PRESUPPOSTI PER IL RILANCIO ECONOMICO
I capitali privati non investono anticiclicamente nelle attività produttive, ossia non investono nelle fasi di stanca e in assenza di prospettive di crescita del sistema. Non possono permetterselo. Essi aspettano, per reinvestire, che siano partiti programmi di investimenti di lungo termine, infrastrutturali, di solito pubblici, che consentano di prevedere linee di sviluppo del mercato, della politica economica, dell’assetto fiscale, lavoristico, contributivo. Investimenti che assicurino una crescita della produzione, dei consumi, della massa monetaria. Altrimenti non hanno ragionevole certezza di profitto o perlomeno di non perdita.
La situazione dell’Occidente, e soprattutto quella dell’Italia, è di bassa crescita presente con prospettive di bassa crescita futura nel quadro complessivo di un sorpasso competitivo da parte dei BRIC. Inoltre in Italia il settore pubblico non ha la capacità finanziaria, né quella tecnica, di porre in atto un vero piano di investimenti di lungo termine per rilanciare il sistema economico. Per contro ha un enorme debito pubblico, un ancora più enorme debito pensionistico, una popolazione vecchia, una bassa (capacità di) formazione professionale della forza lavoro, una forte disorganizzazione amministrativa e una scarsa rispettosità delle regole, quindi una bassa funzionalità, a tutti i livelli, tranne il crimine organizzato e poche nicchie.
Un piano di investimenti infrastrutturali di lungo termine può dunque venire solo da capitali non pubblici, ma stranieri; e questi capitali saranno disposti a investire soltanto se conseguiranno il controllo stabile del paese e solo alla complessa condizione che a)non ci sia più una maggioranza della popolazione che viva a spese del reddito prodotto da una minoranza e un sistema di produzione di consenso e coesione sociali basato su un clientelismo e sulla concessione di assunzioni, rendite e pensioni parassitarie; b)che si imponga un complessivo rispetto delle regole nel paese a tutti i livelli; c)che si ripristinino l’efficacia e la credibilità della funzione giurisdizionale e un livello di insegnamento e di apprendimento, nella scuola, in grado di fornire tecnici con un’adeguata capacità. Questo perché anche essi necessitano di un quadro stabile e di una certa prevedibilità del futuro. L’attuazione di quelle condizioni comporterebbe forti incisioni sulle categorie interessate: politici, magistrati, insegnanti. Potenzialmente anche massicce sostituzioni, perché occorrerebbe porre fine a mentalità e prassi consolidare – il che non si può fare senza sostituire le persone.
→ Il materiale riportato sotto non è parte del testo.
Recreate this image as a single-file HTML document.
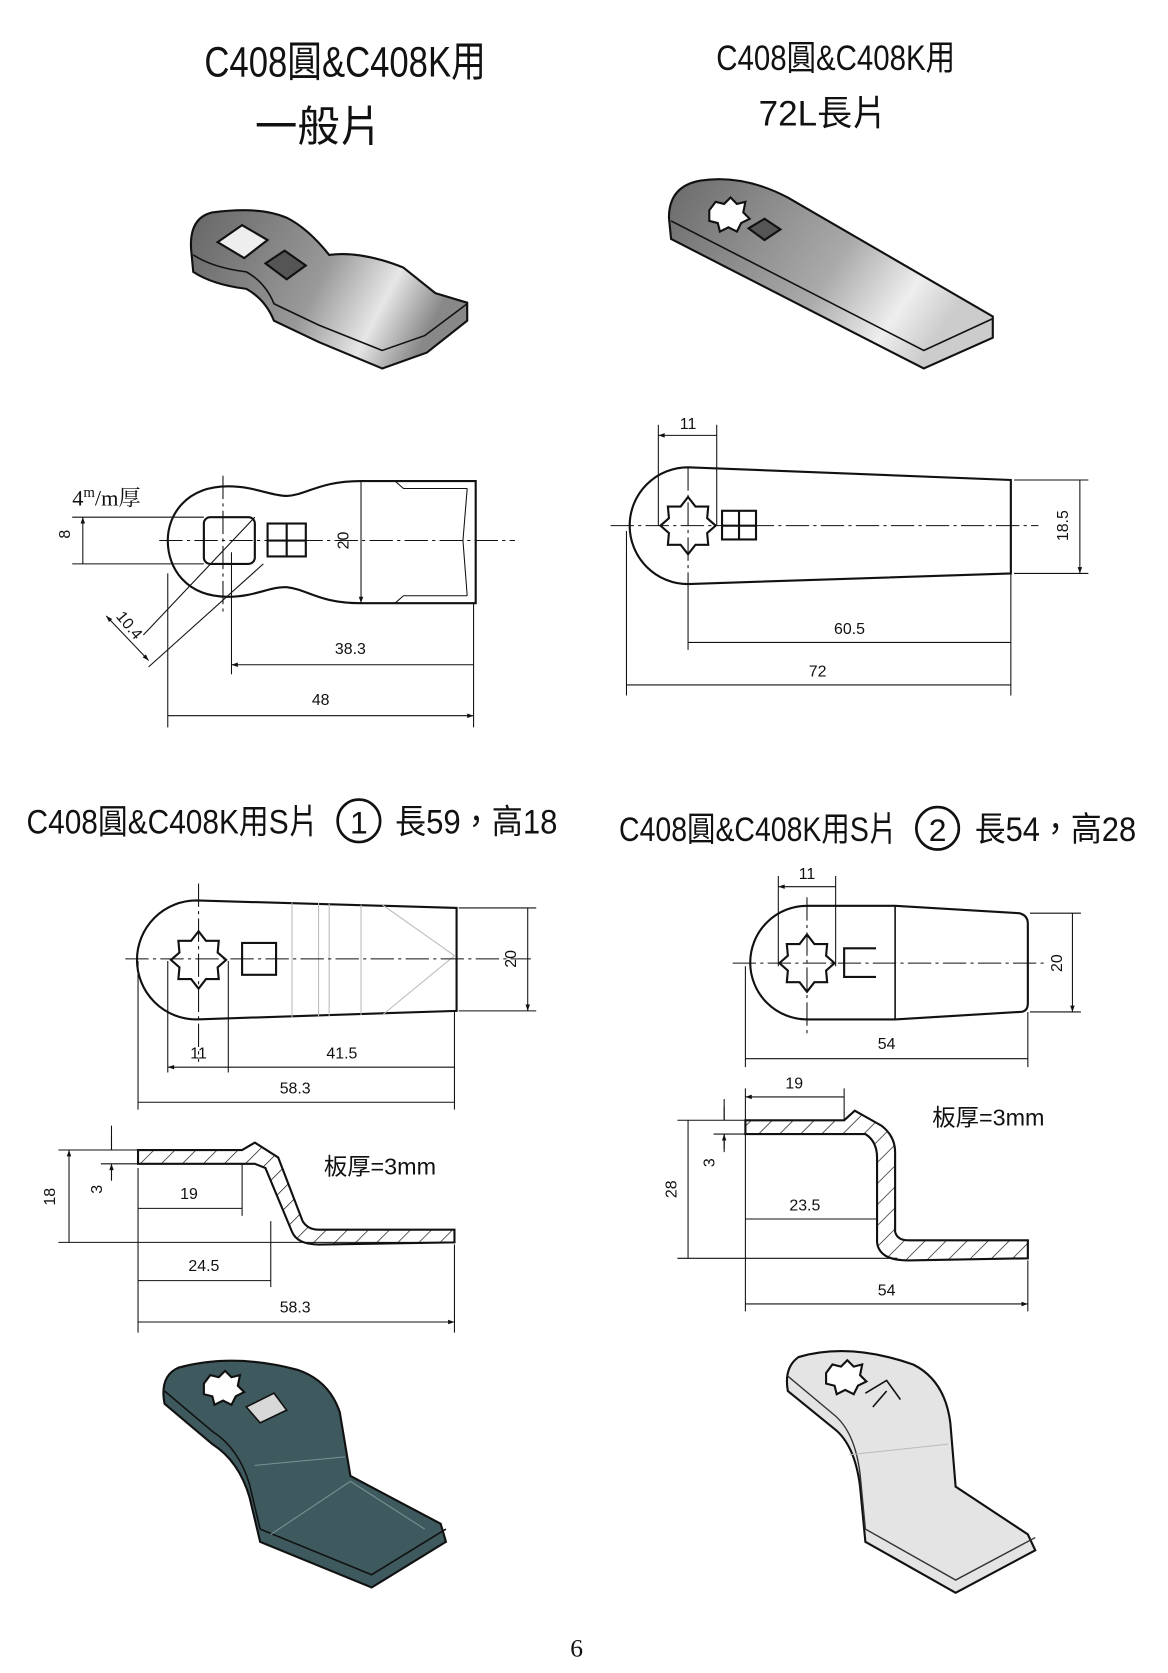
<!DOCTYPE html>
<html><head><meta charset="utf-8"><style>
html,body{margin:0;padding:0;background:#fff}
svg{display:block}
text{font-family:"Liberation Sans Narrow","Liberation Sans","Noto Sans CJK TC",sans-serif;fill:#111}
.d{font-size:15px}
</style></head><body>
<svg width="1168" height="1673" viewBox="0 0 1100 1575.5" xmlns="http://www.w3.org/2000/svg">
<defs>
<marker id="a" viewBox="0 0 10 10" refX="10" refY="5" markerWidth="10" markerHeight="6" orient="auto-start-reverse" markerUnits="userSpaceOnUse"><path d="M0,1.5 L10,5 L0,8.5 Z" fill="#111"/></marker>
<pattern id="h" width="14" height="14" patternUnits="userSpaceOnUse" patternTransform="rotate(45)"><line x1="0" y1="0" x2="0" y2="14" stroke="#111" stroke-width="1.3"/></pattern>
<linearGradient id="g1" x1="0" y1="0" x2="1" y2="0.3"><stop offset="0" stop-color="#666"/><stop offset="0.55" stop-color="#999"/><stop offset="0.8" stop-color="#e6e6e6"/><stop offset="1" stop-color="#888"/></linearGradient>
<linearGradient id="g2" x1="0" y1="0" x2="1" y2="0.4"><stop offset="0" stop-color="#6a6a6a"/><stop offset="0.6" stop-color="#aaa"/><stop offset="0.85" stop-color="#eee"/><stop offset="1" stop-color="#ccc"/></linearGradient>
</defs>
<text x="325" y="72" font-size="40" text-anchor="middle" textLength="265" lengthAdjust="spacingAndGlyphs">C408圓&amp;C408K用</text>
<text x="300" y="133" font-size="40" text-anchor="middle">一般片</text>
<text x="787" y="66" font-size="33" text-anchor="middle" textLength="225" lengthAdjust="spacingAndGlyphs">C408圓&amp;C408K用</text>
<text x="775" y="118" font-size="33" text-anchor="middle">72L長片</text>

<!-- 3D general -->
<path d="M200,200 Q178,205 180,235 L182,256 Q200,268 232,272 Q250,282 258,302 L300,322 L360,347 L402,332 L440,302 L440,285 L410,276 L380,252 Q340,236 310,240 Q290,215 270,205 Q245,194 200,200 Z" fill="url(#g1)" stroke="#111" stroke-width="2"/>
<path d="M182,240 Q200,252 232,256 Q250,266 258,286 L300,306 L360,330 L400,316 L440,286" fill="none" stroke="#111" stroke-width="1.5"/>
<path d="M205,228 L228,212 L252,226 L230,243 Z" fill="#eee" stroke="#111" stroke-width="2"/>
<path d="M250,248 L268,236 L288,250 L270,263 Z" fill="#555" stroke="#111" stroke-width="2"/>
<!-- 3D 72L -->
<path d="M660,170 Q630,175 630,205 L632,225 L870,347 L935,318 L935,298 L742,186 Q700,164 660,170 Z" fill="url(#g2)" stroke="#111" stroke-width="2"/>
<path d="M632,208 L870,330 L935,300" fill="none" stroke="#111" stroke-width="1.5"/>
<path d="M668,198 l6,-8 8,2 6,-6 6,6 8,-2 -2,10 6,6 -8,4 -4,8 -8,-4 -8,4 -2,-8 -8,-2z" fill="#fff" stroke="#111" stroke-width="2"/>
<path d="M705,215 L720,206 L735,216 L720,226 Z" fill="#555" stroke="#111" stroke-width="2"/>

<!-- general drawing -->
<g fill="none" stroke="#111" stroke-width="1">
<path d="M215,458 C175,458 158,485 158,509 C158,535 175,562 215,562 C240,562 255,552 270,553 C290,555 300,568 340,568 L448,568 L448,453 L340,453 C300,453 290,466 270,467 C255,467 240,458 215,458 Z" stroke-width="2"/>
<path d="M372,453 L380,460 L440,460 M372,568 L380,561 L440,561 M440,460 L436,509 L440,561" />
<rect x="192" y="487" width="48" height="44" rx="6" stroke-width="2"/>
<rect x="252" y="493" width="36" height="31" stroke-width="2"/>
<path d="M270,493 V524 M252,509 H288" stroke-width="2"/>
<path d="M150,509 H485" stroke-dasharray="22,4,3,4"/>
<path d="M210,448 V580" stroke-dasharray="22,4,3,4"/>
<path d="M218,520 V635 M158,540 V685 M446,568 V685"/>
<path d="M218,626 H446 M158,674 H446" marker-start="url(#a)" marker-end="url(#a)"/>
<path d="M68,487 H192 M68,531 H192"/>
<path d="M78,487 V531 M340,453 V568" marker-start="url(#a)" marker-end="url(#a)"/>
<path d="M240,487 L135,598 M248,531 L140,628"/>
<path d="M100,580 L140,622" marker-start="url(#a)" marker-end="url(#a)"/>
</g>
<text x="68" y="476" font-size="21" style="font-family:'Liberation Serif','Noto Serif CJK SC',serif">4<tspan font-size="14" dy="-8">m</tspan><tspan dy="8">/m厚</tspan></text>
<text class="d" transform="translate(66,503) rotate(-90)" text-anchor="middle">8</text>
<text class="d" transform="translate(328,509) rotate(-90)" text-anchor="middle">20</text>
<text class="d" transform="translate(118,592) rotate(50)" text-anchor="middle">10.4</text>
<text class="d" x="330" y="616" text-anchor="middle">38.3</text>
<text class="d" x="302" y="664" text-anchor="middle">48</text>

<!-- 72L drawing -->
<g fill="none" stroke="#111" stroke-width="1">
<path d="M648,440 L952,452 L952,540 L648,550 A55,55 0 0 1 648,440 Z" stroke-width="2"/>
<path d="M648,468 l7,9 12,0 -1,11 8,7 -8,7 1,11 -12,0 -7,9 -7,-9 -12,0 1,-11 -8,-7 8,-7 -1,-11 12,0 z" stroke-width="2"/>
<rect x="680" y="481" width="32" height="27" stroke-width="2"/>
<path d="M696,481 V508 M680,495 H712" stroke-width="2"/>
<path d="M575,495 H978" stroke-dasharray="22,4,3,4"/>
<path d="M648,440 V550" stroke-dasharray="22,4,3,4"/>
<path d="M620,400 V495 M675,400 V495 M648,550 V612 M590,500 V655 M952,540 V655 M955,452 H1025 M955,540 H1025"/>
<path d="M620,410 H675 M648,605 H952 M590,645 H952 M1017,452 V540" marker-start="url(#a)" marker-end="url(#a)"/>
</g>
<text class="d" x="648" y="404" text-anchor="middle" font-size="13">11</text>
<text class="d" transform="translate(1006,495) rotate(-90)" text-anchor="middle">18.5</text>
<text class="d" x="800" y="597" text-anchor="middle">60.5</text>
<text class="d" x="770" y="637" text-anchor="middle">72</text>

<!-- section titles -->
<text x="25" y="785" font-size="32" textLength="275" lengthAdjust="spacingAndGlyphs">C408圓&amp;C408K用S片</text>
<circle cx="338" cy="773" r="20" fill="none" stroke="#111" stroke-width="2.5"/>
<text x="338" y="785" font-size="30" text-anchor="middle">1</text>
<text x="372" y="785" font-size="32" textLength="153" lengthAdjust="spacingAndGlyphs">長59，高18</text>
<text x="583" y="792" font-size="32" textLength="262" lengthAdjust="spacingAndGlyphs">C408圓&amp;C408K用S片</text>
<circle cx="883" cy="780" r="20" fill="none" stroke="#111" stroke-width="2.5"/>
<text x="883" y="792" font-size="30" text-anchor="middle">2</text>
<text x="918" y="792" font-size="32" textLength="152" lengthAdjust="spacingAndGlyphs">長54，高28</text>

<!-- S1 top -->
<g fill="none" stroke="#111" stroke-width="1">
<path d="M185,848 L430,855 L430,952 L185,960 A56,56 0 0 1 185,848 Z" stroke-width="2"/>
<path d="M187,877 l7,9 12,0 -1,11 8,7 -8,7 1,11 -12,0 -7,9 -7,-9 -12,0 1,-11 -8,-7 8,-7 -1,-11 12,0 z" stroke-width="2"/>
<rect x="228" y="888" width="32" height="30" stroke-width="2"/>
<path d="M275,850 V958 M300,850 V958 M310,851 V957 M340,852 V956 M360,852 L428,900 L360,956" stroke="#bbb"/>
<path d="M118,903 H500" stroke-dasharray="22,4,3,4"/>
<path d="M187,832 V1000" stroke-dasharray="22,4,3,4"/>
<path d="M215,905 V1010 M158,905 V1010 M130,905 V1045 M428,952 V1045 M432,855 H505 M432,952 H505"/>
<path d="M158,1005 H215 M215,1005 H428 M130,1038 H428 M497,855 V952" marker-start="url(#a)" marker-end="url(#a)"/>
</g>
<text class="d" x="187" y="997" text-anchor="middle" font-size="14">11</text>
<text class="d" x="322" y="997" text-anchor="middle" font-size="14">41.5</text>
<text class="d" x="278" y="1030" text-anchor="middle" font-size="14">58.3</text>
<text class="d" transform="translate(486,903) rotate(-90)" text-anchor="middle" font-size="13">20</text>

<!-- S1 side -->
<path d="M130,1083 L228,1083 L240,1076 L262,1090 L285,1150 Q290,1158 300,1158 L428,1158 L428,1170 L300,1172 Q280,1172 275,1160 L250,1100 L240,1096 L130,1096 Z" fill="url(#h)" stroke="#111" stroke-width="2"/>
<g fill="none" stroke="#111" stroke-width="1">
<path d="M55,1083 H130 M55,1170 H428 M95,1096 H130 M130,1100 V1255 M228,1096 V1145 M255,1150 V1212 M428,1172 V1255 M105,1060 V1083 M105,1096 V1112"/>
<path d="M65,1083 V1170 M130,1138 H228 M130,1206 H255 M130,1245 H428" marker-start="url(#a)" marker-end="url(#a)"/>
<path d="M105,1070 V1083 M105,1110 V1096" marker-end="url(#a)"/>
</g>
<text x="305" y="1106" font-size="22">板厚=3mm</text>
<text class="d" transform="translate(52,1127) rotate(-90)" text-anchor="middle" font-size="13">18</text>
<text class="d" transform="translate(96,1120) rotate(-90)" text-anchor="middle" font-size="13">3</text>
<text class="d" x="178" y="1129" text-anchor="middle" font-size="14">19</text>
<text class="d" x="192" y="1197" text-anchor="middle" font-size="14">24.5</text>
<text class="d" x="278" y="1236" text-anchor="middle" font-size="14">58.3</text>

<!-- S2 top -->
<g fill="none" stroke="#111" stroke-width="1">
<path d="M760,853 L843,853 L960,860 Q968,862 968,870 L968,945 Q968,953 960,953 L843,960 L760,960 A53.5,53.5 0 0 1 760,853 Z" stroke-width="2"/>
<path d="M843,853 V960" stroke-width="1.5"/>
<path d="M760,880 l7,9 12,0 -1,11 8,7 -8,7 1,11 -12,0 -7,9 -7,-9 -12,0 1,-11 -8,-7 8,-7 -1,-11 12,0 z" stroke-width="2"/>
<path d="M825,893 L795,893 L795,920 L825,920" stroke-width="2"/>
<path d="M690,907 H985" stroke-dasharray="22,4,3,4"/>
<path d="M760,845 V975" stroke-dasharray="22,4,3,4"/>
<path d="M733,825 V910 M787,825 V910 M702,910 V1005 M968,953 V1005 M970,860 H1018 M970,953 H1018"/>
<path d="M733,835 H787 M702,997 H968 M1010,860 V953" marker-start="url(#a)" marker-end="url(#a)"/>
</g>
<text class="d" x="760" y="828" text-anchor="middle" font-size="13">11</text>
<text class="d" x="835" y="988" text-anchor="middle" font-size="14">54</text>
<text class="d" transform="translate(1000,907) rotate(-90)" text-anchor="middle" font-size="13">20</text>

<!-- S2 side -->
<path d="M702,1055 L795,1055 L805,1046 L830,1060 Q843,1070 843,1085 L843,1160 Q845,1168 855,1168 L968,1168 L968,1185 L855,1187 Q828,1187 826,1170 L826,1090 Q826,1075 815,1068 L702,1068 Z" fill="url(#h)" stroke="#111" stroke-width="2"/>
<g fill="none" stroke="#111" stroke-width="1">
<path d="M638,1055 H702 M672,1068 H702 M638,1185 H845 M702,1025 V1235 M795,1025 V1055 M826,1140 V1160 M968,1187 V1235 M682,1035 V1055 M682,1068 V1085"/>
<path d="M702,1033 H795 M648,1055 V1185 M702,1148 H826 M702,1228 H968" marker-start="url(#a)" marker-end="url(#a)"/>
<path d="M682,1042 V1055 M682,1082 V1068" marker-end="url(#a)"/>
</g>
<text x="878" y="1060" font-size="22">板厚=3mm</text>
<text class="d" x="748" y="1025" text-anchor="middle" font-size="13">19</text>
<text class="d" transform="translate(637,1120) rotate(-90)" text-anchor="middle" font-size="13">28</text>
<text class="d" transform="translate(673,1095) rotate(-90)" text-anchor="middle" font-size="13">3</text>
<text class="d" x="758" y="1140" text-anchor="middle" font-size="14">23.5</text>
<text class="d" x="835" y="1220" text-anchor="middle" font-size="14">54</text>

<!-- 3D S1 dark -->
<path d="M168,1288 Q150,1296 155,1322 L200,1360 Q225,1376 235,1410 L245,1452 L350,1495 L420,1452 L415,1435 L330,1390 L320,1330 Q310,1300 280,1290 Q220,1274 168,1288 Z" fill="#3e5a5e" stroke="#111" stroke-width="2"/>
<path d="M155,1310 L200,1348 Q225,1364 235,1398 L245,1440 L350,1483 L420,1440" fill="none" stroke="#111" stroke-width="1.5"/>
<path d="M240,1380 L325,1372 M255,1445 L330,1395 L400,1440" fill="none" stroke="#7a9296" stroke-width="1"/>
<path d="M192,1303 l6,-8 8,2 6,-6 6,6 8,-2 -2,10 6,6 -8,4 -4,8 -8,-4 -8,4 -2,-8 -8,-2z" fill="#fff" stroke="#111" stroke-width="2"/>
<path d="M232,1325 L258,1312 L270,1328 L245,1340 Z" fill="#d8d8d8" stroke="#111" stroke-width="1.5"/>
<!-- 3D S2 light -->
<path d="M752,1278 Q738,1288 742,1310 L785,1345 Q805,1360 810,1400 L815,1452 L900,1500 L975,1460 L968,1445 L900,1400 L895,1340 Q890,1300 860,1285 Q800,1264 752,1278 Z" fill="#e4e4e4" stroke="#111" stroke-width="2"/>
<path d="M742,1296 L785,1332 Q805,1348 810,1388 L815,1440 L900,1488 L975,1448" fill="none" stroke="#333" stroke-width="1.3"/>
<path d="M800,1370 L893,1360" fill="none" stroke="#bbb"/>
<path d="M778,1293 l6,-8 8,2 6,-6 6,6 8,-2 -2,10 6,6 -8,4 -4,8 -8,-4 -8,4 -2,-8 -8,-2z" fill="#fff" stroke="#111" stroke-width="2"/>
<path d="M815,1312 L835,1300 L848,1318 M822,1325 L835,1310" fill="none" stroke="#111" stroke-width="1.5"/>

<text x="543" y="1560" font-size="24" text-anchor="middle" style="font-family:'Liberation Serif',serif">6</text>
</svg>
</body></html>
E’ inoltre possibile che i capitali in questione decidano che quelle condizioni siano meglio realizzabili previa divisione del paese nelle sue tre grandi aree etnico-comportamentali: Nord, Centro e Sud, in modo che ciascuna sia regolata conformemente alle sue caratteristiche sociali e culturali.
Peraltro, non è affatto detto che quegli investimenti debbano avvenire. Può benissimo essere che quei capitali giudichino l’Italia comparativamente non idonea, anche in considerazione del fatto che oramai le multidecennali esperienze di un certo tipo di potere politico e giudiziario e di metodi di sopravvivenza ad esso hanno insegnato alla gente la diffidenza, la scaltrezza, la convenienza di violare od aggirare le norme, aspettandosi che tutti lo facciano, iniziando da chi le scrive e da chi dovrebbe imporle. L’osservanza delle regole è tutt’uno con la capacità di agire in modo organizzato, soprattutto in sistemi socioeconomici complessi, come devono essere i sistemi competitivi. E mentre il passaggio da una condizione di alta fiducia-osservanza delle regole a una di bassa fiducia-osservanza è facile, quello inverso è pressoché impossibile, come il passaggio da una condizione di disordine a una condizione di ordine, nel senso della II Legge della Termodinamica. L’incremento dell’ordine di un sistema non può venire dall’interno del sistema medesimo, ma solo da un agente esterno. Trattandosi di un sistema sociale – l’Italia, appunto – per iniziare a ripristinare l’ordine occorrerebbe innanzitutto dare autonomia organizzativa ai diversi grandi gruppi etnico-comportamentali attualmente chiusi dentro lo Stato italiano: la condivsione delle regole è assai più facile entro gruppi omogenei per mentalità, valori e costumi.